I have published articles in such journals as Ethnos, Journal of the Royal Anthropological Institute, Modern Asian Studies and Contributions to Indian Sociology and Social Anthropology. I co-edited Culture, Power and Agency: Gender in Indian ethnography (Kolkata: 2006) with Lina Fruzzetti.
My latest monograph Means of Awakening: Gender, Politics and Practice in Rural India (Kolkata: Stree 2009) is an ethnographically rich study of local politics and gender in rural West Bengal, India. The book relates the study of the political domain to that of cultural practices and considers how translocal discourses facilitate local dialogue. I argue that the gendered understanding of politics not only limits women’s political participation but also enables and shapes women’s political action and critical discourses because the local concept of politics does not exclude home, kinship, and the women’s domain.

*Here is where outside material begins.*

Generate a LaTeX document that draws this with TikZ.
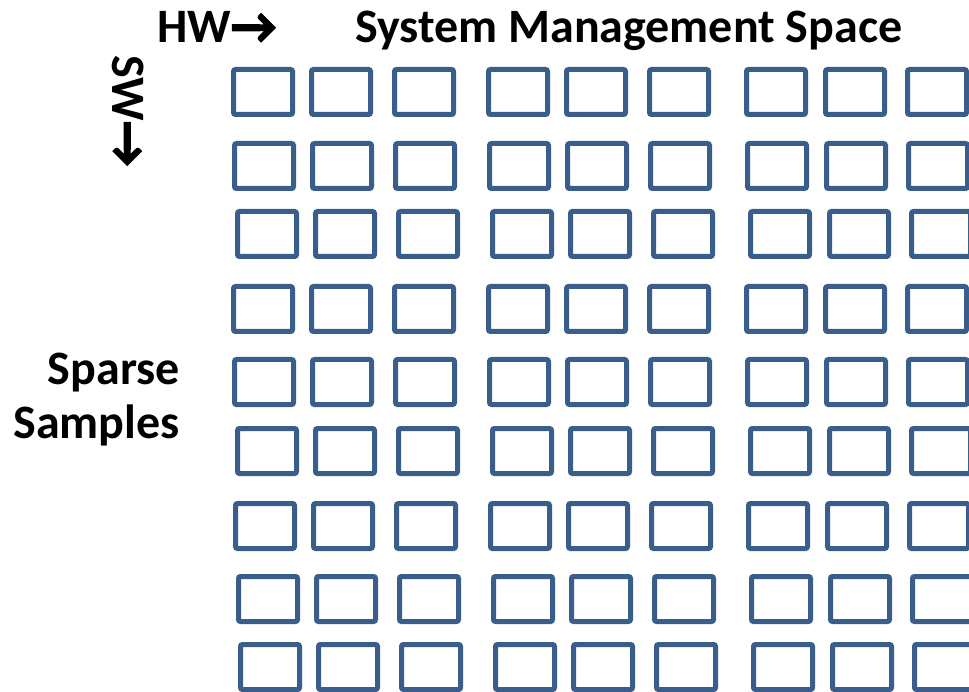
\documentclass[tikz,border=0pt]{standalone}
\usepackage{fontspec}
\setmainfont{Carlito}
\newfontfamily\arrowfont[FakeBold=3]{Carlito}
\definecolor{cellblue}{HTML}{3A5E8C}
\newcommand{\hwarrow}{{\arrowfont\fontsize{50}{54}\selectfont →}}
\tikzset{
  cell/.style={draw=cellblue, line width=5pt, rounded corners=2pt, minimum width=59pt, minimum height=45pt, inner sep=0pt},
  title/.style={font=\fontsize{48}{54}\selectfont\bfseries, inner sep=0pt}
}
\begin{document}
\begin{tikzpicture}[x=1pt, y=-1pt]
\useasboundingbox (0,0) rectangle (969,692);
% grid of samples: row top / row shift
\foreach \t/\s [count=\r] in {67/0,141/1,209/4,284/0,357/1,426/4,501/2,574/5,642/7}
  \foreach \x [count=\c] in {231,309,392,486,564,647,744,823,905}
    \node[cell] (b-\r-\c) at (\x+\s+32, \t+25) {};
\node[title, anchor=base west] (hw) at (157,43) {HW\hwarrow};
\node[title, anchor=base west] (space) at (355,43) {System Management Space};
\node[title, anchor=base west, rotate=-90] (sw) at (112,55) {SW\hwarrow};
\node[title, align=right, anchor=north east] (samples) at (180,353) {Sparse\\Samples};
\end{tikzpicture}
\end{document}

I suggest that the notions of modernity and development are not applied in local disputes because of their universality or the supremacy of the Western model of modernization, but because these, through their local interpretations, offer concepts through which the taken-for-granted practices can be discussed and questioned, which in turn become means of awakening: of turning women’s personal experiences into questions of social change.
My doctoral dissertation Secret Freedom in the City: Women’s Wage Work and Agency in Calcutta which was published by World Heritage Press (Quebeck. 2003) examined the cultural construction of work and women workers’ agency and sought to develop anthropological understanding of practice.